So fand Beaumont beispielsweise heraus, dass die wichtigste chemische Komponente in der Verdauung die Salzsäure ist und entdeckte die Existenz einer zweiten Chemikalie, welche später als das Enzym Pepsin bekannt werden sollte. Sein wichtigstes Versuchsinstrument, den jungen Trapper, erwähnte er jedoch kein einziges Mal.

Alexis St. Martin mit seiner Fistel | Bild: Wikipedia | Public Domain

Ironischerweise wurde Beaumont, der im Alter von 68 Jahren bei einem Glatteis-Sturz tödlich verunglückte, von seinem Versuchskaninchen um einige Jahre überlebt. Da sich die Quellenangaben über das wirkliche Alter St. Martins nicht einig sind, lässt sich lediglich sagen, dass er auf jeden Fall in seinen 80ern war, als der Vater zahlreicher Kinder das Zeitliche segnete.

Sein Loch im Magen nahm er mit ins Grab, nachdem seine Kinder die Beerdigung so lange hinausgezögert hatten, dass die aufgebahrte Leiche bereits zu verwesen begann. Erst dann ließen sie ihren Vater in 2,5 Meter Tiefe unter dicken Steinen vergraben—angetrieben von der Angst, auch sein Leichnam könnte noch für weitere wissenschaftliche Untersuchungen missbraucht werden.

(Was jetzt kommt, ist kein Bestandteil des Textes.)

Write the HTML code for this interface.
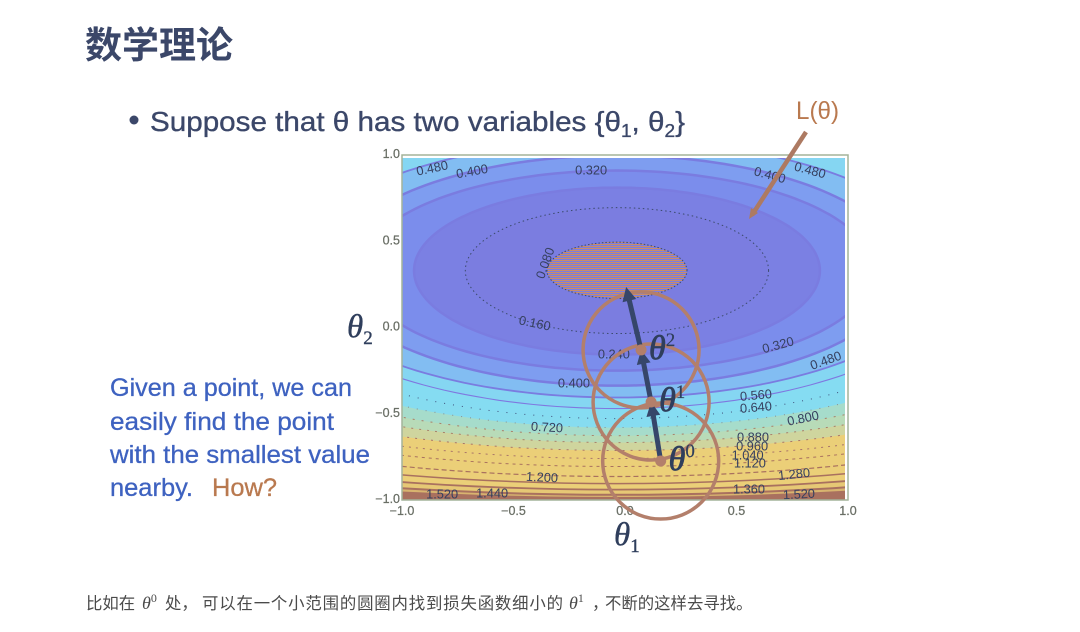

Die Forschungen Beaumonts zeigen nicht nur, dass hier die richtige Person zur richtigen Zeit am richtigen Ort gewesen ist, sondern werfen auch Diskussionen über die Grenzen ethischer Forschungspraktiken zugunsten neuer Erkenntnisse auf. St. Martin wurde schließlich von dem Mediziner als seine persönliches Laborratte gehalten, wozu er sich durch diverse Geldgeschenke überreden ließ. Der bedeutende medizinische Pionier legte jedoch einen wichtigen Grundstein für die Gastroenterologie. Er gilt als der erste Physiologe Amerikas und steht mit seinem Namen auch heute noch Pate für verschiedene moderne Forschungsinstitutionen.